Although soft serve of this character has been marketed for many years, it is still available only from stores having special freezers that dispense the product for immediate consumption. This is because the product is dispensed at temperatures between 18.degree. F. and 21.degree. F. (-8.degree. C. to -6.degree. C.). At lower temperatures, the product is no longer soft, but rather is so hard it is unsatisfactory for commercial sale. Conventional soft serve accordingly is not suited for sale from grocery store freezers for home storage and dispensing. Home freezers maintain temperatures generally around 0.degree. F. to 10.degree. F. (-18.degree. C. to -12.degree. C.), and store freezers, which as used herein includes grocery store, supermarket, and restaurant freezers, are generally at colder temperatures.
Others have expended considerable effort to develop a soft serve product for home use, but apparently without success. U.S. Pat.
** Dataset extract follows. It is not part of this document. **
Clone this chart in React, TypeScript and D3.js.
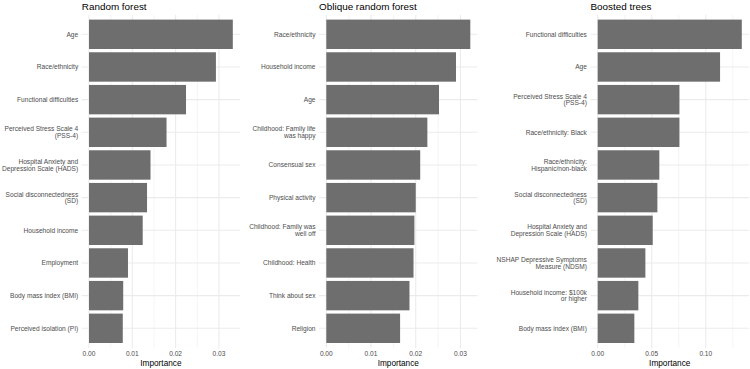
import { useEffect, useRef } from 'react';
import * as d3 from 'd3';

const rfLabels = [
  'Age',
  'Race/ethnicity',
  'Functional difficulties',
  'Perceived Stress Scale 4\n(PSS-4)',
  'Hospital Anxiety and\nDepression Scale (HADS)',
  'Social disconnectedness\n(SD)',
  'Household income',
  'Employment',
  'Body mass index (BMI)',
  'Perceived isolation (PI)',
];
const rfValues = [0.0332, 0.0293, 0.0224, 0.0179, 0.0142, 0.0134, 0.0124, 0.009, 0.0079, 0.0078];

const orfLabels = [
  'Race/ethnicity',
  'Household income',
  'Age',
  'Childhood: Family life\nwas happy',
  'Consensual sex',
  'Physical activity',
  'Childhood: Family was\nwell off',
  'Childhood: Health',
  'Think about sex',
  'Religion',
];
const orfValues = [0.0322, 0.029, 0.0252, 0.0226, 0.021, 0.02, 0.0197, 0.0195, 0.0186, 0.0165];

const btLabels = [
  'Functional difficulties',
  'Age',
  'Perceived Stress Scale 4\n(PSS-4)',
  'Race/ethnicity: Black',
  'Race/ethnicity:\nHispanic/non-black',
  'Social disconnectedness\n(SD)',
  'Hospital Anxiety and\nDepression Scale (HADS)',
  'NSHAP Depressive Symptoms\nMeasure (NDSM)',
  'Household income: $100k\nor higher',
  'Body mass index (BMI)',
];
const btValues = [0.1333, 0.1132, 0.0756, 0.0756, 0.057, 0.0552, 0.0509, 0.0441, 0.0376, 0.0339];

const rfTicks = [0, 0.01, 0.02, 0.03];
const orfTicks = [0, 0.01, 0.02, 0.03];
const btTicks = [0, 0.05, 0.1];

const titles = ['Random forest', 'Oblique random forest', 'Boosted trees'];

const WIDTH = 750;
const HEIGHT = 369;
const FONT = '"Liberation Sans", Arial, Helvetica, sans-serif';

export default function App() {
  const svgRef = useRef<SVGSVGElement>(null);

  useEffect(() => {
    if (!svgRef.current) return;
    const svg = d3.select(svgRef.current);
    svg.selectAll('*').remove();

    const panelTop = 14.7;
    const panelBottom = 347.9;

    const panels = [
      { title: titles[0], labels: rfLabels, values: rfValues, ticks: rfTicks, left: 81.8, right: 240 },
      { title: titles[1], labels: orfLabels, values: orfValues, ticks: orfTicks, left: 319.1, right: 477.5 },
      { title: titles[2], labels: btLabels, values: btValues, ticks: btTicks, left: 590.5, right: 749 },
    ];

    panels.forEach(p => {
      const g = svg.append('g');
      const maxV = d3.max(p.values) || 0;
      const pad = maxV * 0.05;
      const x = d3.scaleLinear().domain([-pad, maxV + pad]).range([p.left, p.right]);

      // discrete axis with ggplot's 0.6 expansion
      const n = p.labels.length;
      const y = d3.scaleLinear().domain([-0.6, n - 1 + 0.6]).range([panelTop, panelBottom]);
      const band = (panelBottom - panelTop) / (n + 0.2);
      const barH = band * 0.9;

      // minor vertical grid
      const step = p.ticks[1] - p.ticks[0];
      const minors = d3.range(p.ticks[0] - step / 2, maxV + pad + step, step)
        .filter(v => v > -pad && v < maxV + pad);
      g.selectAll('.minor')
        .data(minors)
        .enter()
        .append('line')
        .attr('x1', d => x(d))
        .attr('x2', d => x(d))
        .attr('y1', panelTop)
        .attr('y2', panelBottom)
        .attr('stroke', '#ebebeb')
        .attr('stroke-width', 0.55);

      // major vertical grid
      g.selectAll('.vmajor')
        .data(p.ticks)
        .enter()
        .append('line')
        .attr('x1', d => x(d))
        .attr('x2', d => x(d))
        .attr('y1', panelTop)
        .attr('y2', panelBottom)
        .attr('stroke', '#ebebeb')
        .attr('stroke-width', 1.07);

      // major horizontal grid
      g.selectAll('.hmajor')
        .data(p.labels)
        .enter()
        .append('line')
        .attr('x1', p.left)
        .attr('x2', p.right)
        .attr('y1', (_, i) => y(i))
        .attr('y2', (_, i) => y(i))
        .attr('stroke', '#ebebeb')
        .attr('stroke-width', 1.07);

      // bars
      g.selectAll('.bar')
        .data(p.values)
        .enter()
        .append('rect')
        .attr('x', x(0))
        .attr('y', (_, i) => y(i) - barH / 2)
        .attr('width', d => x(d) - x(0))
        .attr('height', barH)
        .attr('fill', '#6e6e6e');

      // y labels
      const lineH = 6.9;
      g.selectAll('.ylab')
        .data(p.labels)
        .enter()
        .append('text')
        .attr('x', p.left - 3.6)
        .attr('y', (_, i) => y(i))
        .attr('text-anchor', 'end')
        .attr('font-family', FONT)
        .attr('font-size', 6.6)
        .attr('fill', '#4d4d4d')
        .each(function (d) {
          const lines = d.split('\n');
          const t = d3.select(this);
          lines.forEach((ln, k) => {
            t.append('tspan')
              .attr('x', p.left - 3.6)
              .attr('dy', k === 0 ? (-(lines.length - 1) * lineH) / 2 + 2.35 : lineH)
              .text(ln);
          });
        });

      // x tick labels
      g.selectAll('.xlab')
        .data(p.ticks)
        .enter()
        .append('text')
        .attr('x', d => x(d))
        .attr('y', 356.2)
        .attr('text-anchor', 'middle')
        .attr('font-family', FONT)
        .attr('font-size', 6.6)
        .attr('fill', '#4d4d4d')
        .text(d => d3.format('.2f')(d));

      // axis title
      g.append('text')
        .attr('x', (p.left + p.right) / 2)
        .attr('y', 366)
        .attr('text-anchor', 'middle')
        .attr('font-family', FONT)
        .attr('font-size', 8.25)
        .attr('fill', '#000')
        .text('Importance');

      // panel title
      g.append('text')
        .attr('x', p.left)
        .attr('y', 9.6)
        .attr('font-family', FONT)
        .attr('font-size', 9.9)
        .attr('fill', '#000')
        .text(p.title);
    });
  }, []);

  return (
    <div style={{ position: 'fixed', left: 0, top: 0, width: WIDTH, height: HEIGHT, background: '#fff' }}>
      <svg ref={svgRef} width={WIDTH} height={HEIGHT} style={{ display: 'block' }}></svg>
    </div>
  );
}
Nos. 4,146,652; 4,154,863; 4,199,605; 4,199,604; 4,145,454; and 3,993,793 and U.K. Patent Specification No. 1,508,437 disclose frozen food products which supposedly are softer than usual at freezer temperatures. However, none is understood to provide a soft serve-like product suitable for purchase from a store freezer for home freezer storage prior to consumption. There is considerable other published art on the subject of frozen desserts, particularly ice cream. A recent text is Ice Cream, Second Edition by W. S. Arbuckle, Ph.D., published in 1972 by the Avi Publishing Company, Inc., Westport, Connecticut.
It is accordingly an object of this invention to provide a soft serve dessert product suited for home freezer storage.
It is a further object of the invention that the dessert product be suited for storage in a home freezer and for dispensing, directly from that freezer, by extrusion.
The invention accordingly seeks to provide a frozen food product which emulates features of conventional soft serve but at the significantly lower temperatures standard in home freezers.
It is also an object of the invention to provide a frozen product of the above character which existing commercial ice cream and qualified frozen food distribution companies can store and distribute at the temperatures of available equipment, generally in the order of 0.degree. F. to -10.degree. F. (-18.degree. C. to -23.degree. C.), with high retention of body, texture, volume, and taste for at least six months.
Other objects of the invention will in part be obvious and will in part appear hereinafter.
The invention accordingly comprises a frozen product possessing the features, the properties, and the relation of components which will be exemplified in the dessert product hereinafter described, and the several steps and the relation of such steps with respect to each of the others as exemplified in the process hereinafter set forth. The scope of the invention is indicated in the claims.